Que importa a paisagem, a Glória, a baía, a linha do horizonte? O que eu vejo é o beco.
Sua relação íntima com a morte, contudo, fica evidente com uma análise cronológica de sua obra. Manuel Bandeira certamente consolidou sua importância literária durante o período modernista, quando teve maior produção escrita. No entanto, o autor teve como início de sua carreira uma fase claramente simbolista. O simbolismo, movimento derivado do rigor formal do parnasiano, foi característico pela relação onírica entre o ser e a alma. Augusto dos Anjos, no Brasil, e Baudelaire, na França, foram os grandes representantes do simbolismo, tendo como tópico recorrente a morte. No início da literatura de Bandeira, fica evidente sua tendência simbolista.

DESENCANTO
 Eu faço versos como quem chora
De desalento. . . de desencanto. . .
Fecha o meu livro, se por agora
Não tens motivo nenhum de pranto.

Meu verso é sangue. Volúpia ardente. . .
Tristeza esparsa... remorso vão...
Dói-me nas veias. Amargo e quente,
Cai, gota a gota, do coração.

E nestes versos de angústia rouca,
Assim dos lábios a vida corre,
Deixando um acre sabor na boca.

- Eu faço versos como quem morre.

Sempre isolado em si mesmo, na segurança cálida do beco, Manuel Bandeira desenvolveu uma fina afinidade com a morte, sua companheira. Alguns de seus poemas, inclusive, retratam uma certa doçura na morte, uma beleza pálida e sombria. Ao cortejá-la, Bandeira desejava relativizá-la, de modo com que não tivesse dificuldades em aceitá-la.

O HOMEM E A MORTE
O homem já estava deitado
Dentro da noite sem cor.
Ia adormecendo, e nisto
À porta um golpe soou.
Não era pancada forte.
Contudo, ele se assustou,
Pois nela uma qualquer coisa
De pressago adivinhou.
Levantou-se e junto à porta
– Quem bate? Ele perguntou.
– Sou eu, alguém lhe responde.
– Eu quem? Torna. – A Morte sou.
Um vulto que bem sabia
Pela mente lhe passou:
Esqueleto armado de foice
Que a mãe lhe um dia levou.
Guardou-se de abrir a porta,
Antes ao leito voltou,
E nele os membros gelados
Cobriu, hirto de pavor.
Mas a porta, manso, manso,
Se foi abrindo e deixou
Ver – uma mulher ou anjo?
Figura toda banhada
De suave luz interior.
A luz de quem nesta vida
Tudo viu, tudo perdoou.
Olhar inefável como
De quem ao peito o criou.
Sorriso igual ao da amada
Que amara com mais amor.
– Tu és a Morte?
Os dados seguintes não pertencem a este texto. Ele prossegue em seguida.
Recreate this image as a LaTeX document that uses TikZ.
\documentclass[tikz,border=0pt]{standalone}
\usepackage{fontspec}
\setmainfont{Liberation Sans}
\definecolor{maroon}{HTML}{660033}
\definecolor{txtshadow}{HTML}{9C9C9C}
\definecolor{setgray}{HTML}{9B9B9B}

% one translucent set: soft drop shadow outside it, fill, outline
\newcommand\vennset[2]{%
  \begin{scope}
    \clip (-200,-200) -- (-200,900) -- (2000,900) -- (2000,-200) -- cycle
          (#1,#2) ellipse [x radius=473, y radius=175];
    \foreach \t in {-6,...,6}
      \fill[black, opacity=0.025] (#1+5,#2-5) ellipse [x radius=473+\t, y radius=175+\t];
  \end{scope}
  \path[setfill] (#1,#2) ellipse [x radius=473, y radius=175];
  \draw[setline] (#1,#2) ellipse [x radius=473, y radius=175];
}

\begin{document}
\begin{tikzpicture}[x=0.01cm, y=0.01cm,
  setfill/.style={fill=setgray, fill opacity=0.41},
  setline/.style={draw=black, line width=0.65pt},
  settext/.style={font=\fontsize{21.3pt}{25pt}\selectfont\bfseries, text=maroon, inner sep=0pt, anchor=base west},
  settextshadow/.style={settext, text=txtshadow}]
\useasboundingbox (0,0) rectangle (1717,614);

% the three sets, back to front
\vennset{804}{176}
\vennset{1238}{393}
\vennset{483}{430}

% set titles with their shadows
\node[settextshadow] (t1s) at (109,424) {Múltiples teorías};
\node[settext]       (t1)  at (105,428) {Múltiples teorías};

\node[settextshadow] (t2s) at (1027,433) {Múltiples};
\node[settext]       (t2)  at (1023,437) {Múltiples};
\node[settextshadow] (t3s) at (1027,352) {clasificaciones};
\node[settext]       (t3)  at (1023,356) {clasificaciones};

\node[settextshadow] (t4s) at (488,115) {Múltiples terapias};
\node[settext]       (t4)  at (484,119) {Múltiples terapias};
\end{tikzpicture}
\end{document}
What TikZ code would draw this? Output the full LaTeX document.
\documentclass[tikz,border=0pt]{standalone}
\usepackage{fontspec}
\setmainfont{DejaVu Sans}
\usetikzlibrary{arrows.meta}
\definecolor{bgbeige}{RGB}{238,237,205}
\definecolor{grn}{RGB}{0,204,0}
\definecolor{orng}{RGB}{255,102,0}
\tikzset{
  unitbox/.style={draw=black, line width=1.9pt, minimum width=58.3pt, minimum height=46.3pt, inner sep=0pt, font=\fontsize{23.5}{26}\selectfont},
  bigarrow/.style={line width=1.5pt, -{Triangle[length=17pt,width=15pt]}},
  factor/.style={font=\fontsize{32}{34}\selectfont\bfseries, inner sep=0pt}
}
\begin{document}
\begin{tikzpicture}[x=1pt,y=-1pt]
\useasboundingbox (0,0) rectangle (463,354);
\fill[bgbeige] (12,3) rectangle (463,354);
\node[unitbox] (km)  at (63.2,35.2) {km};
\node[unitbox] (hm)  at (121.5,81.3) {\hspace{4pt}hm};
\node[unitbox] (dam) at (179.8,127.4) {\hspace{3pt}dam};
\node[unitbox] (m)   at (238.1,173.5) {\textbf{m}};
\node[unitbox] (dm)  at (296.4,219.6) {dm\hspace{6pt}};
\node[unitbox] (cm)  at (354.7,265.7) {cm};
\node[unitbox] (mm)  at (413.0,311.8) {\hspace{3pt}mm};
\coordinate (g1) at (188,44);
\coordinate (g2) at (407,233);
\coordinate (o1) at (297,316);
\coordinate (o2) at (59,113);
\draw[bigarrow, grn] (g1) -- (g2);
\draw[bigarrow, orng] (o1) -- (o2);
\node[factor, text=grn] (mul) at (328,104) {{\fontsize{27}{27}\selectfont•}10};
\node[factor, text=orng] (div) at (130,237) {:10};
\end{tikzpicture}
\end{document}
Pergunta.
E o Anjo torna: – A Morte sou!
Venho trazer-te descanso
Do viver que te humilhou.
-Imaginava-te feia,
Pensava em ti com terror…
És mesmo a Morte? Ele insiste.
– Sim, torna o Anjo, a Morte sou,
Mestra que jamais engana,
A tua amiga melhor.
E o Anjo foi-se aproximando,
A fronte do homem tocou,
Com infinita doçura
As magras mãos lhe cerrou…
Era o carinho inefável
De quem ao peito o criou.
Era a doçura da amada
Que amara com mais amor. 

 Contudo, Bandeira permaneceu enclausurado - e vivo. O autor envelheceu e, por 82 anos, levou uma vida isolada e fechada. Sua libido se manifestara por várias vezes, como é observado em sua obra "Carnaval", em que é criada Pasagárda, um lugar fantástico em que o autor pode manifestar todos seus desejos. E, assim, também deu início a sua fase modernista, com poemas de versos livres, utilizando-se da linguagem falada e com uma temática nova, sem abandonar sua relação com a amada morte.
A partir de então, Manuel Bandeira se tornou um dos maiores nomes do modernismo brasileiro, tendo vivido por quase todo século XX e inspirando diversos escritores contemporâneos e os que vieram depois dele. Ainda assim, apesar de tentar superar o passado e esquecê-lo, como fizeram os modernistas, Bandeira até o fim de sua vida teve em sua alma o simbolismo presente. Ao morrer, talvez tenha encontrado conforto nos braços de sua amada, ou talvez tenha se arrependido de ter passado sua vida na prisão dos becos. Mas, certamente, sua poesia possibilitou com que vivesse além de sua clausura. Penetrando na alma da literatura e do coração de seus leitores, sua poesia o permite viver até hoje.